The next step it to move aperture higher. I land on f/10 and try again at –2EV. I get 1/1700s this time … and the image is a full stop under exposed. I was too cold to process the fact that this was approximately 1/3 stops darker for shutter plus 2 and 2/3 stops darker for aperture, so all I needed to to was back off the aperture about one stop to f/7.1 and set –1EV and I would have been fine.

I incorrectly backed off the –2EV to zero EV and left f/10 (did I mention that I was cold?) to end up with 1/450s shutter speed. And again it was cold so I moved on to shooting at this new setting.

But since the shutter I got three times would not go above 1/1300s at f/4 but jumped right away to 1/1700s at f/10 and –2EV, I don’t understand why just setting more –EV would not boost shutter on its own for those first three shots … why was there a limitation, or is the meter really this wonky?

Now there is the possibility that I have ended up with a series of images that are plagued with diffraction issues … which is the price of wonky meters I suppose. You react and you shoot. Maybe next session I will stay at f/5.6 and find a way to make the camera behave in bright light. The saving grace is that the exposures are now nearly perfect …

image


Since the exposures are fine, I don’t have to do a lot of fooling around in the exposure panel of ACR. But I should look at the sharpening panel. To start with, the image with zero sharpening dialed in is pretty soft ….

image

You cannot take it to where things look really sharp because the noise will get obtrusive very fast.

image

For me, the best compromise has been to dial in a bit of masking (surface protection) and dial down sharpening a bit. The goal for capture sharpening is to remove AA filter and diffraction effects without adding halos. You expect to continue processing, so this is usually a light sharpening.

image

And that’s acceptable, if not actually sharp. The final result, after minor tweaking and shadow work (for the conifers) is acceptable as a small print, but would be difficult to print large.

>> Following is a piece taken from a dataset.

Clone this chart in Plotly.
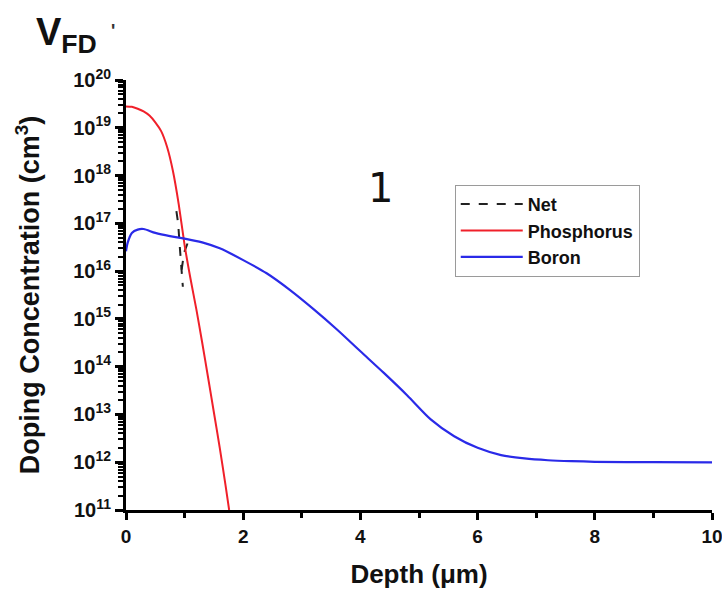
import plotly.graph_objects as go

# ---- data ----
phos_depth = [0, 0.1, 0.2, 0.3, 0.4, 0.5, 0.6, 0.7, 0.8, 0.9, 1.0, 1.1, 1.2, 1.3, 1.4, 1.5, 1.6, 1.7, 1.76]
phos_conc = [2.8e19, 2.75e19, 2.5e19, 2.2e19, 1.8e19, 1.3e19, 8.5e18, 4.0e18, 1.26e18, 2.5e17,
             3.5e16, 7.0e15, 1.6e15, 3.2e14, 6.0e13, 1.1e13, 2.0e12, 3.2e11, 1.0e11]

boron_depth = [0, 0.03, 0.1, 0.2, 0.3, 0.5, 0.75, 1.0, 1.3, 1.6, 2.0, 2.4, 2.8, 3.2, 3.6, 4.0,
               4.4, 4.8, 5.2, 5.6, 6.0, 6.4, 6.8, 7.2, 7.6, 8.0, 9.0, 10.0]
boron_conc = [2.6e16, 4.0e16, 6.3e16, 7.4e16, 7.6e16, 6.3e16, 5.4e16, 4.8e16, 4.0e16, 3.0e16,
              1.7e16, 9.0e15, 4.0e15, 1.6e15, 6.0e14, 2.1e14, 7.4e13, 2.5e13, 7.9e12, 3.5e12,
              2.0e12, 1.41e12, 1.2e12, 1.1e12, 1.05e12, 1.02e12, 1.0e12, 0.99e12]

net_depth = [0.86, 0.89, 0.92, 0.95, 0.97, None, 0.95, 0.99, 1.05, 1.15]
net_conc = [1.8e17, 1.0e17, 3.0e16, 8.0e15, 4.7e15, None, 1.07e16, 2.4e16, 3.8e16, 4.5e16]

y_tick_exps = [11, 12, 13, 14, 15, 16, 17, 18, 19, 20]
x_tick_vals = [0, 2, 4, 6, 8, 10]

FONT = "Liberation Sans, Arial, sans-serif"

fig = go.Figure()
fig.add_trace(go.Scatter(x=net_depth, y=net_conc, mode="lines", name="<b>Net</b>",
                         line=dict(color="#222222", width=2, dash="dash"),
                         connectgaps=False))
fig.add_trace(go.Scatter(x=phos_depth, y=phos_conc, mode="lines", name="<b>Phosphorus</b>",
                         line=dict(color="#f0202a", width=2, shape="spline", smoothing=0.6)))
fig.add_trace(go.Scatter(x=boron_depth, y=boron_conc, mode="lines", name="<b>Boron</b>",
                         line=dict(color="#2a2ae8", width=2.2, shape="spline", smoothing=0.8)))

fig.update_layout(
    width=722, height=592,
    margin=dict(l=126, r=10, t=80, b=82),
    paper_bgcolor="white", plot_bgcolor="white",
    font=dict(family=FONT, color="#111111"),
    showlegend=True,
    legend=dict(x=0.561, y=0.756, xanchor="left", yanchor="top",
                bordercolor="#9a9a9a", borderwidth=1, bgcolor="white",
                font=dict(size=18, family=FONT, color="#111111"),
                tracegroupgap=0, itemwidth=62),
    xaxis=dict(range=[0, 10], tickvals=x_tick_vals, automargin=False,
               ticktext=[f"<b>{v}</b>" for v in x_tick_vals],
               ticklabeloverflow="allow",
               showgrid=False, zeroline=False,
               showline=True, linecolor="black", linewidth=2.5,
               ticks="outside", ticklen=7, tickwidth=2.5, tickcolor="black",
               minor=dict(ticks="outside", dtick=1, ticklen=5, tickwidth=2.5, tickcolor="black"),
               tickfont=dict(size=19, family=FONT),
               title=dict(text="<b>Depth (μm)</b>", font=dict(size=26, family=FONT), standoff=20)),
    yaxis=dict(type="log", range=[11, 20], automargin=False,
               tickvals=[float(10.0 ** e) for e in y_tick_exps],
               ticktext=[f"<b>10<sup>{e}</sup></b>" for e in y_tick_exps],
               showgrid=False, zeroline=False,
               showline=True, linecolor="black", linewidth=3,
               ticks="outside", ticklen=8, tickwidth=3, tickcolor="black",
               minor=dict(ticks="outside", dtick="D1", ticklen=5, tickwidth=2, tickcolor="black"),
               tickfont=dict(size=20, family=FONT),
               title=dict(text="<b>Doping Concentration (cm<sup>3</sup>)</b>",
                          font=dict(size=27, family=FONT), standoff=26)),
)

fig.add_annotation(xref="paper", yref="paper", x=-0.157, y=1.165, xanchor="left", yanchor="top",
                   text="<b>V<sub>FD</sub></b>", showarrow=False,
                   font=dict(size=38, family=FONT, color="#111111"))
fig.add_annotation(xref="paper", yref="paper", x=-0.022, y=1.115, xanchor="center", yanchor="middle",
                   text="<b>'</b>", showarrow=False,
                   font=dict(size=18, family=FONT, color="#333333"))
fig.add_annotation(xref="x", yref="paper", x=4.34, y=0.748, xanchor="center", yanchor="middle",
                   text="1", showarrow=False,
                   font=dict(size=40, family="DejaVu Sans", color="#111111"))

fig.write_html("out.html", config={"displayModeBar": False},
               post_script="document.body.style.margin='0';")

I redid this image with a slightly different approach to tonality and ended up in about the same place, but with a bit more brightness.


I checked out an F550 image I shot at the same time but at much longer focal length. There was some brush in that image and the basic sharpness profile and technique was the same.

So the aperture makes less difference than the mosaic pattern that EXR uses. My guess is that the AA filter is strong enough to handle the large pixels in 6mp mode, so 12mp mode takes a real beating. The JPEG engines hide such things, but RAW shows all.

Conclusions

  • The meter continues to act strangely in my opinion … wonky
  • Shutter limitations act like they are tied to aperture as well as ISO
  • Stop down in really bright light, don’t forget 
  • Continue to actively look for blown out highlights, despite some peoples’ tolerance for them, they never look as good as smooth gradients
  • The X10 can be shot in snow, but it seems labour intensive when compared with the F550EXR, which nailed the exposure first shot
  • The EXR sensor seems unsharp as neither the F550 nor the X10 are anything to write home about at 100%

But that does not mean that you can’t get nice prints. It’s just that you should probably look elsewhere for your posters.